Exactly as they appear, output all of the records. Skip any images.
———
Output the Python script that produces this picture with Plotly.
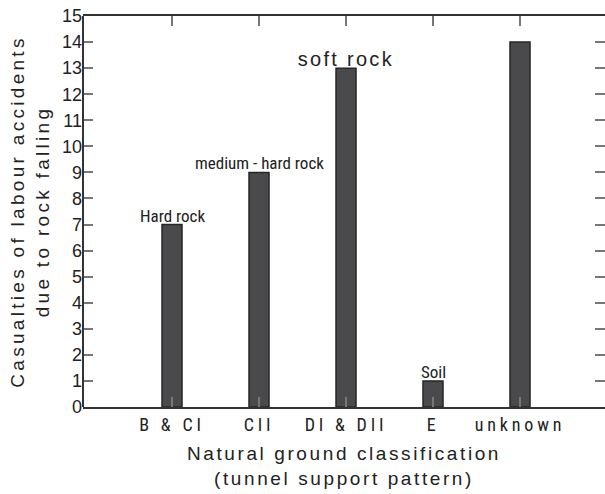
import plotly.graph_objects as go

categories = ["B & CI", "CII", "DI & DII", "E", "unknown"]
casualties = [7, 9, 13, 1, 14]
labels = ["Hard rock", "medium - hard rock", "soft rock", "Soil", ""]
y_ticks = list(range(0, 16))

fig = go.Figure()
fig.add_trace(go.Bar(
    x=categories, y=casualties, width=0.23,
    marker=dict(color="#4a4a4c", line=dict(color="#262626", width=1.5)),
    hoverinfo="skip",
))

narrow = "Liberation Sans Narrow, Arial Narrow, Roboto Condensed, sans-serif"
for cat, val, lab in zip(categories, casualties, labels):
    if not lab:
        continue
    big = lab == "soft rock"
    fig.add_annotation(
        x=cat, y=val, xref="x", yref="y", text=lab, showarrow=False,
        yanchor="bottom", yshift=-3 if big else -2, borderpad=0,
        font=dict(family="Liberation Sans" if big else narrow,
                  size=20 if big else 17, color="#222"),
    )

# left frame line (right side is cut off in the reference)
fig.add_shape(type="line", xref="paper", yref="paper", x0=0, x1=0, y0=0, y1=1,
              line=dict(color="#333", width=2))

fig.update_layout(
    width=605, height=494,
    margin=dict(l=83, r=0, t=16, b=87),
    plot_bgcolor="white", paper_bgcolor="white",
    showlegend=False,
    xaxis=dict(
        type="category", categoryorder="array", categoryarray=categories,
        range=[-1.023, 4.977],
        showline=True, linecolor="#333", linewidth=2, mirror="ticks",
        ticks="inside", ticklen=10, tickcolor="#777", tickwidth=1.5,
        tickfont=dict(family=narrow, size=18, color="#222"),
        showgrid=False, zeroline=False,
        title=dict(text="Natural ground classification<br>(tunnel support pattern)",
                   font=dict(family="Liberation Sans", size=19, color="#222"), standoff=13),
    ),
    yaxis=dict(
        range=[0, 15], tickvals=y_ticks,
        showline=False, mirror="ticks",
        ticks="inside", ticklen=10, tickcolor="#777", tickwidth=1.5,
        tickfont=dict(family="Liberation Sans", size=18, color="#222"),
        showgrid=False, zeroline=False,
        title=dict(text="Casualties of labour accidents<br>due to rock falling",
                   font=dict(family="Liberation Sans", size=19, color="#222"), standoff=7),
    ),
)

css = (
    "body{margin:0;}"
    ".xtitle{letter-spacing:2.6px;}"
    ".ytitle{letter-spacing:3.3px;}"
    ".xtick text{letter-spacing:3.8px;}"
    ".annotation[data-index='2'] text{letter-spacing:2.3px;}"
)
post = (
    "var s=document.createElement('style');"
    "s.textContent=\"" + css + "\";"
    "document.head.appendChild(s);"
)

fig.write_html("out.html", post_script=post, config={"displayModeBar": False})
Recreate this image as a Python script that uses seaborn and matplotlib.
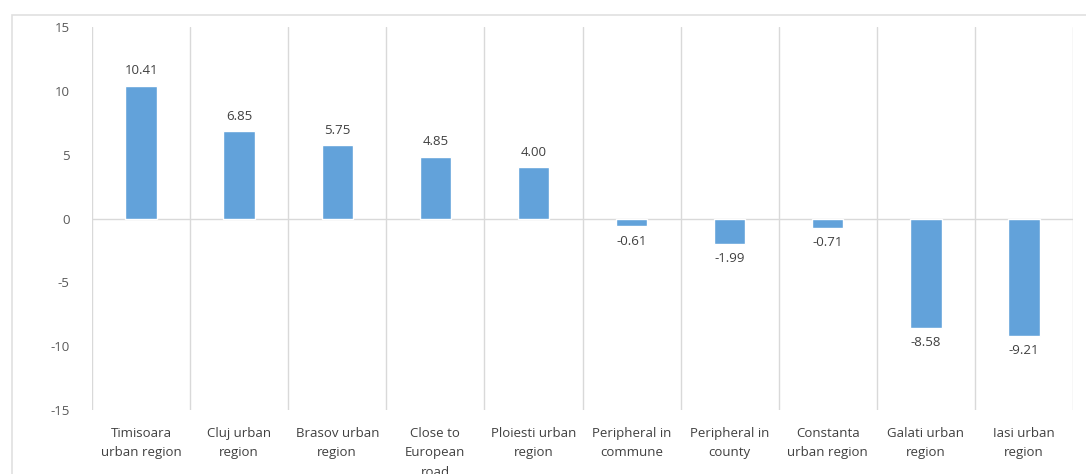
———
**Answer to this problem:**
Output the Python script that produces this picture with Plotly.
import plotly.graph_objects as go

categories = ["B & CI", "CII", "DI & DII", "E", "unknown"]
casualties = [7, 9, 13, 1, 14]
labels = ["Hard rock", "medium - hard rock", "soft rock", "Soil", ""]
y_ticks = list(range(0, 16))

fig = go.Figure()
fig.add_trace(go.Bar(
    x=categories, y=casualties, width=0.23,
    marker=dict(color="#4a4a4c", line=dict(color="#262626", width=1.5)),
    hoverinfo="skip",
))

narrow = "Liberation Sans Narrow, Arial Narrow, Roboto Condensed, sans-serif"
for cat, val, lab in zip(categories, casualties, labels):
    if not lab:
        continue
    big = lab == "soft rock"
    fig.add_annotation(
        x=cat, y=val, xref="x", yref="y", text=lab, showarrow=False,
        yanchor="bottom", yshift=-3 if big else -2, borderpad=0,
        font=dict(family="Liberation Sans" if big else narrow,
                  size=20 if big else 17, color="#222"),
    )

# left frame line (right side is cut off in the reference)
fig.add_shape(type="line", xref="paper", yref="paper", x0=0, x1=0, y0=0, y1=1,
              line=dict(color="#333", width=2))

fig.update_layout(
    width=605, height=494,
    margin=dict(l=83, r=0, t=16, b=87),
    plot_bgcolor="white", paper_bgcolor="white",
    showlegend=False,
    xaxis=dict(
        type="category", categoryorder="array", categoryarray=categories,
        range=[-1.023, 4.977],
        showline=True, linecolor="#333", linewidth=2, mirror="ticks",
        ticks="inside", ticklen=10, tickcolor="#777", tickwidth=1.5,
        tickfont=dict(family=narrow, size=18, color="#222"),
        showgrid=False, zeroline=False,
        title=dict(text="Natural ground classification<br>(tunnel support pattern)",
                   font=dict(family="Liberation Sans", size=19, color="#222"), standoff=13),
    ),
    yaxis=dict(
        range=[0, 15], tickvals=y_ticks,
        showline=False, mirror="ticks",
        ticks="inside", ticklen=10, tickcolor="#777", tickwidth=1.5,
        tickfont=dict(family="Liberation Sans", size=18, color="#222"),
        showgrid=False, zeroline=False,
        title=dict(text="Casualties of labour accidents<br>due to rock falling",
                   font=dict(family="Liberation Sans", size=19, color="#222"), standoff=7),
    ),
)

css = (
    "body{margin:0;}"
    ".xtitle{letter-spacing:2.6px;}"
    ".ytitle{letter-spacing:3.3px;}"
    ".xtick text{letter-spacing:3.8px;}"
    ".annotation[data-index='2'] text{letter-spacing:2.3px;}"
)
post = (
    "var s=document.createElement('style');"
    "s.textContent=\"" + css + "\";"
    "document.head.appendChild(s);"
)

fig.write_html("out.html", post_script=post, config={"displayModeBar": False})
Recreate this image as a Python script that uses seaborn and matplotlib.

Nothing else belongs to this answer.